You end up with not only lost data, but lost intellectual property. Think about all the data we capture and research – it’s bad enough if that all gets lost or deleted, but imagine if it got tampered with. We have this data we think is valid, but it’s been altered. It’s bad enough when it’s personally identifiable information, but what if hackers got into a Fortune 50 stock market organization and started manipulating data? Over long term, they’re manipulating stock data and news data. That’s scary stuff.
CompTIA: What separates the good from the bad in terms of incident response?

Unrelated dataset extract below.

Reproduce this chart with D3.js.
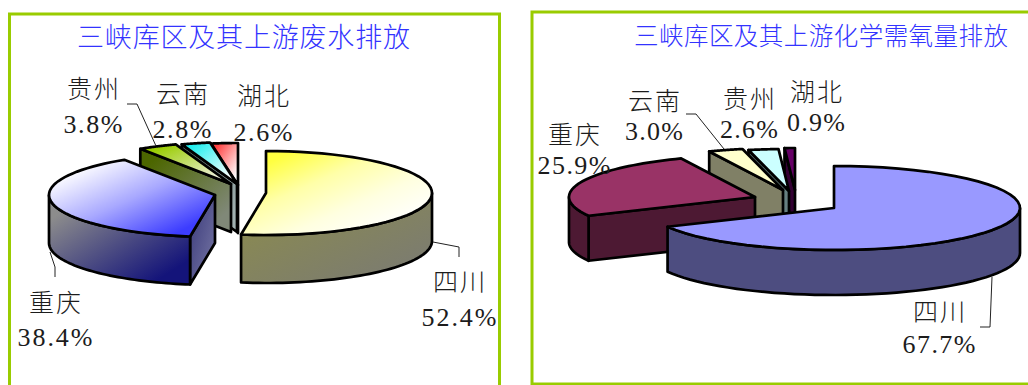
<!DOCTYPE html>
<html>
<head>
<meta charset="utf-8">
<style>
  html, body { margin: 0; padding: 0; background: #fff; overflow: hidden; }
  text { font-family: "Noto Sans CJK SC", sans-serif; font-weight: 300; }
  .num { font-family: "Liberation Serif", serif; font-weight: 400; }
</style>
<script src="https://cdn.jsdelivr.net/npm/d3@7/dist/d3.min.js"></script>
</head>
<body>
<svg id="chart" width="1028" height="385"></svg>
<script>
// Discharge shares by province, in percent
const wastewaterRegions = ["四川", "重庆", "贵州", "云南", "湖北"];
const wastewaterShares = [52.4, 38.4, 3.8, 2.8, 2.6];
const codRegions = ["四川", "重庆", "云南", "贵州", "湖北"];
const codShares = [67.7, 25.9, 3.0, 2.6, 0.9];

const wastewaterTitle = "三峡库区及其上游废水排放";
const codTitle = "三峡库区及其上游化学需氧量排放";

// Slice appearance: evenly spaced gradient colours for the lid, walls and cut face
const wastewaterStyles = [
  { top: ["#ffff40", "#ffffa8", "#ffffe0", "#ffffff"], wall: ["#8a8a50", "#7c7c70"], cut: ["#808060", "#808060"] },
  { top: ["#ffffff", "#a8a8ff", "#3c3cff"], wall: ["#8c8c8c", "#14147a"], cut: ["#40407f", "#7070a0"] },
  { top: ["#99cc00", "#f0f0e0"], wall: ["#4c6600", "#808878"], cut: ["#4c6600", "#808878"] },
  { top: ["#22eeee", "#ffffff"], wall: ["#808080", "#808080"], cut: ["#607070", "#a0b0b0"] },
  { top: ["#ff4040", "#ffffff"], wall: ["#909090", "#909090"], cut: ["#808080", "#a0a0a0"] }
];
const codStyles = [
  { top: ["#9999ff", "#9999ff"], wall: ["#4d4d80", "#4d4d80"], cut: ["#4d4d80", "#4d4d80"] },
  { top: ["#993366", "#993366"], wall: ["#4d1933", "#4d1933"], cut: ["#4d1933", "#4d1933"] },
  { top: ["#ffffcc", "#ffffcc"], wall: ["#808066", "#808066"], cut: ["#808066", "#808066"] },
  { top: ["#ccffff", "#ccffff"], wall: ["#668080", "#668080"], cut: ["#668080", "#668080"] },
  { top: ["#660066", "#660066"], wall: ["#330033", "#330033"], cut: ["#330033", "#330033"] }
];

// Exploded slice apexes, label anchors and leader lines for each panel
const wastewaterLayout = {
  rx: 166, ry: 42, depth: 48,
  apex: [[266, 193], [215, 195], [231, 184], [237, 184], [238, 185]],
  labels: [[459, 282, 317], [55, 303, 337], [93, 89, 124], [182, 94, 129], [263, 96, 132]],
  numWidth: [75, 75, 59, 59, 59],
  leaders: [
    [[433, 242], [459, 247], [459, 257]],
    [[50, 252], [55, 267], [55, 277]],
    [[127, 104], [137, 104], [156, 146]]
  ],
  title: { x: 243.5, y: 38, width: 333, size: 27 }
};
const codLayout = {
  rx: 186, ry: 42, depth: 45,
  apex: [[834, 208], [755, 197], [783, 190], [789, 191], [795, 190]],
  labels: [[939, 312, 344], [574, 135, 165], [654, 101, 131], [749, 99, 129], [816, 92, 122]],
  numWidth: [73, 73, 58, 58, 58],
  leaders: [
    [[992, 277], [990, 327], [980, 327]],
    [[686, 114], [696, 114], [724, 149]]
  ],
  title: { x: 821, y: 36, width: 374, size: 24.5 }
};

const svg = d3.select("#chart");
const defs = svg.append("defs");
const frameColor = "#99cc00";
const inkColor = "#1c1c1c";
let gradientCount = 0;

function gradient(stops) {
  const id = "shade" + (gradientCount++);
  const g = defs.append("linearGradient").attr("id", id)
    .attr("x1", 0).attr("y1", 0).attr("x2", 1).attr("y2", 1);
  stops.forEach((color, i) => {
    g.append("stop")
      .attr("offset", (14 + 72 * i / (stops.length - 1)) + "%")
      .attr("stop-color", color);
  });
  return "url(#" + id + ")";
}

const closedPath = d3.line().curve(d3.curveLinearClosed);
const openPath = d3.line();

function drawPanel(regions, shares, styles, layout, titleText) {
  const { rx, ry, depth } = layout;
  const arcs = d3.pie().sort(null).startAngle(0).endAngle(2 * Math.PI)(shares);
  const panel = svg.append("g");

  // Project a clock angle on to the tilted disc around one slice's apex
  const rim = (apex, a, drop = 0) =>
    [apex[0] + rx * Math.sin(a), apex[1] - ry * Math.cos(a) + drop];
  const sweep = (a0, a1) => d3.range(0, 49).map(i => a0 + (a1 - a0) * i / 48);

  // Paint from the rear slices to the nearest ones
  d3.range(arcs.length - 1, -1, -1).forEach(i => {
    const arc = arcs[i], apex = layout.apex[i], style = styles[i];
    const a0 = arc.startAngle, a1 = arc.endAngle;
    const g = panel.append("g")
      .attr("stroke", "#000").attr("stroke-width", 2.7).attr("stroke-linejoin", "round");

    // Cut face along the leading edge, visible on slices in the left half of the disc
    if (a0 > Math.PI) {
      const p = rim(apex, a0);
      g.append("path")
        .attr("d", closedPath([apex, p, [p[0], p[1] + depth], [apex[0], apex[1] + depth]]))
        .attr("fill", gradient(style.cut));
    }
    // Cylindrical outer wall, the front half of the rim only
    const w0 = Math.max(a0, Math.PI / 2), w1 = Math.min(a1, 3 * Math.PI / 2);
    if (w1 > w0) {
      const upper = sweep(w0, w1).map(a => rim(apex, a));
      const lower = sweep(w1, w0).map(a => rim(apex, a, depth));
      g.append("path")
        .attr("d", closedPath(upper.concat(lower)))
        .attr("fill", gradient(style.wall));
    }
    // Lid of the slice
    g.append("path")
      .attr("d", closedPath([apex].concat(sweep(a0, a1).map(a => rim(apex, a)))))
      .attr("fill", gradient(style.top));
  });

  // Leader lines
  panel.selectAll("path.leader").data(layout.leaders).join("path")
    .attr("class", "leader")
    .attr("d", d => openPath(d))
    .attr("fill", "none").attr("stroke", "#222").attr("stroke-width", 1);

  // Region name above its share
  regions.forEach((name, i) => {
    const [x, yName, yNum] = layout.labels[i];
    panel.append("text")
      .attr("x", x).attr("y", yName + 9)
      .attr("text-anchor", "middle").attr("font-size", 25).attr("fill", inkColor)
      .attr("textLength", 52).attr("lengthAdjust", "spacing")
      .text(name);
    panel.append("text").attr("class", "num")
      .attr("x", x).attr("y", yNum + 9)
      .attr("text-anchor", "middle").attr("font-size", 26).attr("fill", inkColor)
      .attr("textLength", layout.numWidth[i]).attr("lengthAdjust", "spacing")
      .text(d3.format(".1f")(shares[i]) + "%");
  });

  // Panel heading
  const t = layout.title;
  panel.append("text")
    .attr("x", t.x).attr("y", t.y + 9)
    .attr("text-anchor", "middle").attr("font-size", t.size).attr("fill", "#3333ff")
    .attr("textLength", t.width).attr("lengthAdjust", "spacing")
    .text(titleText);
}

// Panel frames run past the edge of the page
svg.append("rect").attr("x", 9.5).attr("y", 14).attr("width", 490).attr("height", 400)
  .attr("fill", "#fff").attr("stroke", frameColor).attr("stroke-width", 3);
svg.append("rect").attr("x", 532).attr("y", 12).attr("width", 600).attr("height", 372)
  .attr("fill", "#fff").attr("stroke", frameColor).attr("stroke-width", 3);

drawPanel(wastewaterRegions, wastewaterShares, wastewaterStyles, wastewaterLayout, wastewaterTitle);
drawPanel(codRegions, codShares, codStyles, codLayout, codTitle);
</script>
</body>
</html>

Stanger: Well, it’s kind of a The Good, the Bad and the Ugly scenario, isn’t it? Good incident response is when people have a documented plan and they’ve exercised it. They’ve done mock exercises, desktop run-throughs, fire drills. They’ve practiced. Having a plan and not practicing it is just as bad as not having a plan at all. It has to start with a policy-based approach that’s exercised so it becomes part of institutional muscle memory.
When it comes to the possibilities of a security breach, thinking about the likelihood reminds me of my Dad’s theory about motorcycles. He was a veteran property and casualty insurance man. I asked him if I could get a little street bike, and he replied, “When it comes to motorcycles and accidents, it’s not if you have one, it’s when and how bad.” Needless to say, I never did get that street bike. Similarly, when it comes to security, it’s not a question of if you will get hacked – it’s when and how bad.
So, you’ve got to have a solid incident response policy. That way, your response will be good, useful and adequate. It’s bad enough to end up in the headlines about how you’ve been hacked. It’s a thousand times worse when you make headlines again because your response was as bad as or even worse than the hack.
The bad responses are the ones that may have been planned and written down but haven’t been practiced. The ugly ones are when you have major companies that, clearly, have not even written anything down.
CompTIA: Why do corporations struggle with incident response?
Stanger: Corporate culture usually dictates that we don’t talk about incidents, don’t document, because if we do things that are inadequate, we’ll be held liable. No one wants to provide documentation, because it can be used out of context very quickly. But it turns out we’re held liable if we don’t document and we don’t have a plan. There’s kind of a don’t-document-and-don’t-discuss culture in many corporations. It’s the job of a good security professional to work that culture a bit.
Incident response can’t just be a technical response. It has to be executive driven. It needs to include various departments, from the board, to the executive suite, PR and even marketing on some level. You have to have the right message. The techies may know what to do, but management and the board need to know as well. You need a plan for technology and for communication.
Target responded well – they had good incident response. As soon as they found out, they told people. They said, here’s our plan and here’s how we’re going to prevent it from happening again.
On the other hand, both Yahoo and Equifax held back information for a long time. You need to come out and say, “We know something happened, and we’re working on it.” If my kid got a ticket but didn’t tell me for six months, that would be bad. You have to be forthcoming. In the era of transparency and everyone airing their dirty laundry, that secrecy makes it far worse than it would have been.